EXERCISE: Restate the listing that follows word for word, without its pictures.

DATA LINES:
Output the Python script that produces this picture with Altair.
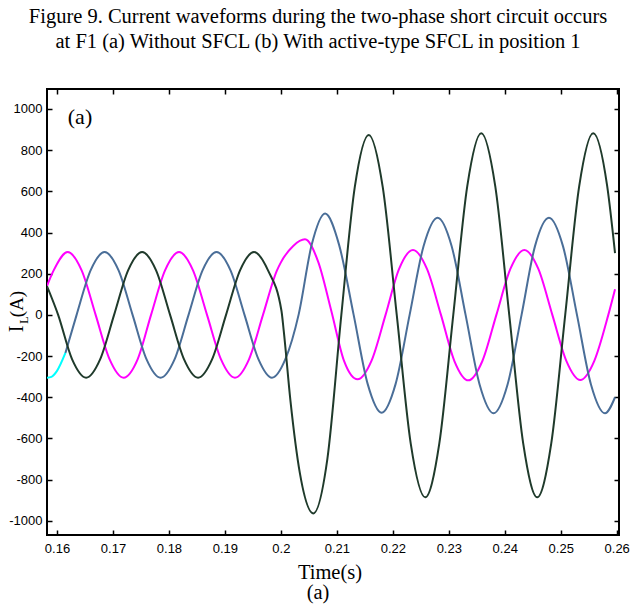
import altair as alt
import pandas as pd

# ---- data ----
magenta_t = [0.1582, 0.1594, 0.1619, 0.1644, 0.1669, 0.1694, 0.1719, 0.1744, 0.1768, 0.1793,
             0.1818, 0.1843, 0.1868, 0.1893, 0.1918, 0.1943, 0.1968, 0.1993, 0.2000, 0.2022,
             0.2043, 0.2067, 0.2090, 0.2113, 0.2137, 0.2162, 0.2187, 0.2211, 0.2236, 0.2261,
             0.2286, 0.2310, 0.2335, 0.2360, 0.2385, 0.2410, 0.2435, 0.2460, 0.2485, 0.2510,
             0.2535, 0.2560, 0.2585, 0.2597]
magenta_v = [140, 216, 305, 216, 0, -216, -305, -216, 0, 216,
             305, 216, 0, -216, -305, -216, 0, 216, 255, 335,
             367, 255, 20, -225, -313, -222, 0, 222, 315, 223,
             0, -224, -318, -224, 0, 223, 315, 223, 0, -223,
             -316, -223, 0, 124]

blue_t = [0.1615, 0.1635, 0.1660, 0.1685, 0.1710, 0.1735, 0.1760, 0.1785, 0.1810, 0.1835,
          0.1860, 0.1885, 0.1910, 0.1935, 0.1960, 0.1984, 0.2008, 0.2032, 0.2055, 0.2079,
          0.2104, 0.2130, 0.2155, 0.2180, 0.2205, 0.2230, 0.2255, 0.2280, 0.2305, 0.2330,
          0.2355, 0.2380, 0.2405, 0.2430, 0.2454, 0.2479, 0.2504, 0.2529, 0.2554, 0.2579,
          0.2597]
blue_v = [-185, 0, 216, 305, 216, 0, -216, -305, -216, 0,
          216, 305, 216, 0, -216, -305, -215, 5, 340, 492,
          340, 0, -335, -475, -335, 0, 335, 472, 335, 0,
          -338, -478, -338, 0, 334, 472, 334, 0, -338, -478,
          -400]

cyan_t = [0.1582, 0.1590, 0.1600, 0.1615]
cyan_v = [-305, -301, -272, -185]

green_t = [0.1582, 0.1602, 0.1627, 0.1652, 0.1677, 0.1702, 0.1727, 0.1752, 0.1777, 0.1802,
           0.1827, 0.1852, 0.1877, 0.1902, 0.1927, 0.1952, 0.1977, 0.2001, 0.2005, 0.2017,
           0.2034, 0.2058, 0.2083, 0.2108, 0.2132, 0.2157, 0.2182, 0.2207, 0.2232, 0.2258,
           0.2283, 0.2308, 0.2333, 0.2358, 0.2383, 0.2408, 0.2433, 0.2458, 0.2483, 0.2508,
           0.2533, 0.2558, 0.2583, 0.2597]
green_v = [140, 0, -216, -305, -216, 0, 216, 305, 216, 0,
           -216, -305, -216, 0, 216, 305, 216, 20, -75, -415,
           -770, -964, -700, 0, 620, 874, 620, 0, -625, -886,
           -625, 0, 625, 882, 625, 0, -625, -886, -625, 0,
           625, 882, 625, 300]

x_ticks = [0.16, 0.17, 0.18, 0.19, 0.2, 0.21, 0.22, 0.23, 0.24, 0.25, 0.26]
y_ticks = [-1000, -800, -600, -400, -200, 0, 200, 400, 600, 800, 1000]

caption_1 = "Figure 9. Current waveforms during the two-phase short circuit occurs"
caption_2 = "at F1 (a) Without SFCL (b) With active-type SFCL in position 1"

# ---- chart ----
xscale = alt.Scale(domain=[0.15821, 0.26041], nice=False, zero=False)
yscale = alt.Scale(domain=[-1069, 1097], nice=False, zero=False)

common = dict(grid=False, domain=False, ticks=True, tickSize=5, offset=-5,
              tickColor="black", tickWidth=1.5, title=None)

bottom_axis = alt.Axis(orient="bottom", values=x_ticks, format=".2~f",
                       labelFont="Liberation Sans", labelFontSize=13, labelColor="black",
                       labelPadding=7, labelFlush=False, labelOverlap=False, **common)
left_axis = alt.Axis(orient="left", values=y_ticks, labelExpr="'' + datum.value",
                     labelFont="Liberation Sans", labelFontSize=13, labelColor="black",
                     labelPadding=5, labelOverlap=False, **common)
top_axis = alt.Axis(orient="top", values=x_ticks, labels=False, **common)
right_axis = alt.Axis(orient="right", values=y_ticks, labels=False, **common)


def df(t, v):
    return pd.DataFrame({"t": t, "v": v})


def series(t, v, color, first=False):
    return alt.Chart(df(t, v)).mark_line(
        interpolate="monotone", strokeWidth=2, color=color, clip=True
    ).encode(
        x=alt.X("t:Q", scale=xscale, axis=bottom_axis if first else None),
        y=alt.Y("v:Q", scale=yscale, axis=left_axis if first else None),
        order="t:Q",
    )


frame_axes = alt.Chart(df(green_t, green_v)).mark_line(strokeOpacity=0).encode(
    x=alt.X("t:Q", scale=xscale, axis=top_axis),
    y=alt.Y("v:Q", scale=yscale, axis=right_axis),
)

one = pd.DataFrame({"k": [0]})


def label(text, x, y, size, angle=0, font="Liberation Serif"):
    return alt.Chart(one).mark_text(
        text=text, font=font, fontSize=size, color="black", align="center",
        baseline="middle", angle=angle
    ).encode(x=alt.value(x), y=alt.value(y))


layers = [
    series(magenta_t, magenta_v, "#FF00FF", first=True),
    series(blue_t, blue_v, "#4A6E98"),
    series(green_t, green_v, "#1F3A2B"),
    series(cyan_t, cyan_v, "#00FFFF"),
    frame_axes,
    label(caption_1, 271, -72, 20.5),
    label(caption_2, 271, -47, 20.5),
    label("(a)", 33, 28, 22),
    label("Time(s)", 283, 484, 20.5),
    label("(a)", 271, 504, 20.5),
    label("(A)", -30, 215, 19, angle=270),
    label("I", -30, 240, 20, angle=270),
    label("L", -23, 231, 12, angle=270),
]

chart = alt.layer(*layers).resolve_axis(
    x="independent", y="independent"
).properties(
    width=572, height=446,
    padding={"left": 47, "top": 89, "right": 17, "bottom": 72},
    autosize=alt.AutoSizeParams(type="none"),
    background="white",
).configure_view(stroke="black", strokeWidth=2)

chart.save("out.html", embed_options={"renderer": "svg", "actions": False})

RESULT BELOW:
Output the Python script that produces this picture with Altair.
import altair as alt
import pandas as pd

# ---- data ----
magenta_t = [0.1582, 0.1594, 0.1619, 0.1644, 0.1669, 0.1694, 0.1719, 0.1744, 0.1768, 0.1793,
             0.1818, 0.1843, 0.1868, 0.1893, 0.1918, 0.1943, 0.1968, 0.1993, 0.2000, 0.2022,
             0.2043, 0.2067, 0.2090, 0.2113, 0.2137, 0.2162, 0.2187, 0.2211, 0.2236, 0.2261,
             0.2286, 0.2310, 0.2335, 0.2360, 0.2385, 0.2410, 0.2435, 0.2460, 0.2485, 0.2510,
             0.2535, 0.2560, 0.2585, 0.2597]
magenta_v = [140, 216, 305, 216, 0, -216, -305, -216, 0, 216,
             305, 216, 0, -216, -305, -216, 0, 216, 255, 335,
             367, 255, 20, -225, -313, -222, 0, 222, 315, 223,
             0, -224, -318, -224, 0, 223, 315, 223, 0, -223,
             -316, -223, 0, 124]

blue_t = [0.1615, 0.1635, 0.1660, 0.1685, 0.1710, 0.1735, 0.1760, 0.1785, 0.1810, 0.1835,
          0.1860, 0.1885, 0.1910, 0.1935, 0.1960, 0.1984, 0.2008, 0.2032, 0.2055, 0.2079,
          0.2104, 0.2130, 0.2155, 0.2180, 0.2205, 0.2230, 0.2255, 0.2280, 0.2305, 0.2330,
          0.2355, 0.2380, 0.2405, 0.2430, 0.2454, 0.2479, 0.2504, 0.2529, 0.2554, 0.2579,
          0.2597]
blue_v = [-185, 0, 216, 305, 216, 0, -216, -305, -216, 0,
          216, 305, 216, 0, -216, -305, -215, 5, 340, 492,
          340, 0, -335, -475, -335, 0, 335, 472, 335, 0,
          -338, -478, -338, 0, 334, 472, 334, 0, -338, -478,
          -400]

cyan_t = [0.1582, 0.1590, 0.1600, 0.1615]
cyan_v = [-305, -301, -272, -185]

green_t = [0.1582, 0.1602, 0.1627, 0.1652, 0.1677, 0.1702, 0.1727, 0.1752, 0.1777, 0.1802,
           0.1827, 0.1852, 0.1877, 0.1902, 0.1927, 0.1952, 0.1977, 0.2001, 0.2005, 0.2017,
           0.2034, 0.2058, 0.2083, 0.2108, 0.2132, 0.2157, 0.2182, 0.2207, 0.2232, 0.2258,
           0.2283, 0.2308, 0.2333, 0.2358, 0.2383, 0.2408, 0.2433, 0.2458, 0.2483, 0.2508,
           0.2533, 0.2558, 0.2583, 0.2597]
green_v = [140, 0, -216, -305, -216, 0, 216, 305, 216, 0,
           -216, -305, -216, 0, 216, 305, 216, 20, -75, -415,
           -770, -964, -700, 0, 620, 874, 620, 0, -625, -886,
           -625, 0, 625, 882, 625, 0, -625, -886, -625, 0,
           625, 882, 625, 300]

x_ticks = [0.16, 0.17, 0.18, 0.19, 0.2, 0.21, 0.22, 0.23, 0.24, 0.25, 0.26]
y_ticks = [-1000, -800, -600, -400, -200, 0, 200, 400, 600, 800, 1000]

caption_1 = "Figure 9. Current waveforms during the two-phase short circuit occurs"
caption_2 = "at F1 (a) Without SFCL (b) With active-type SFCL in position 1"

# ---- chart ----
xscale = alt.Scale(domain=[0.15821, 0.26041], nice=False, zero=False)
yscale = alt.Scale(domain=[-1069, 1097], nice=False, zero=False)

common = dict(grid=False, domain=False, ticks=True, tickSize=5, offset=-5,
              tickColor="black", tickWidth=1.5, title=None)

bottom_axis = alt.Axis(orient="bottom", values=x_ticks, format=".2~f",
                       labelFont="Liberation Sans", labelFontSize=13, labelColor="black",
                       labelPadding=7, labelFlush=False, labelOverlap=False, **common)
left_axis = alt.Axis(orient="left", values=y_ticks, labelExpr="'' + datum.value",
                     labelFont="Liberation Sans", labelFontSize=13, labelColor="black",
                     labelPadding=5, labelOverlap=False, **common)
top_axis = alt.Axis(orient="top", values=x_ticks, labels=False, **common)
right_axis = alt.Axis(orient="right", values=y_ticks, labels=False, **common)


def df(t, v):
    return pd.DataFrame({"t": t, "v": v})


def series(t, v, color, first=False):
    return alt.Chart(df(t, v)).mark_line(
        interpolate="monotone", strokeWidth=2, color=color, clip=True
    ).encode(
        x=alt.X("t:Q", scale=xscale, axis=bottom_axis if first else None),
        y=alt.Y("v:Q", scale=yscale, axis=left_axis if first else None),
        order="t:Q",
    )


frame_axes = alt.Chart(df(green_t, green_v)).mark_line(strokeOpacity=0).encode(
    x=alt.X("t:Q", scale=xscale, axis=top_axis),
    y=alt.Y("v:Q", scale=yscale, axis=right_axis),
)

one = pd.DataFrame({"k": [0]})


def label(text, x, y, size, angle=0, font="Liberation Serif"):
    return alt.Chart(one).mark_text(
        text=text, font=font, fontSize=size, color="black", align="center",
        baseline="middle", angle=angle
    ).encode(x=alt.value(x), y=alt.value(y))


layers = [
    series(magenta_t, magenta_v, "#FF00FF", first=True),
    series(blue_t, blue_v, "#4A6E98"),
    series(green_t, green_v, "#1F3A2B"),
    series(cyan_t, cyan_v, "#00FFFF"),
    frame_axes,
    label(caption_1, 271, -72, 20.5),
    label(caption_2, 271, -47, 20.5),
    label("(a)", 33, 28, 22),
    label("Time(s)", 283, 484, 20.5),
    label("(a)", 271, 504, 20.5),
    label("(A)", -30, 215, 19, angle=270),
    label("I", -30, 240, 20, angle=270),
    label("L", -23, 231, 12, angle=270),
]

chart = alt.layer(*layers).resolve_axis(
    x="independent", y="independent"
).properties(
    width=572, height=446,
    padding={"left": 47, "top": 89, "right": 17, "bottom": 72},
    autosize=alt.AutoSizeParams(type="none"),
    background="white",
).configure_view(stroke="black", strokeWidth=2)

chart.save("out.html", embed_options={"renderer": "svg", "actions": False})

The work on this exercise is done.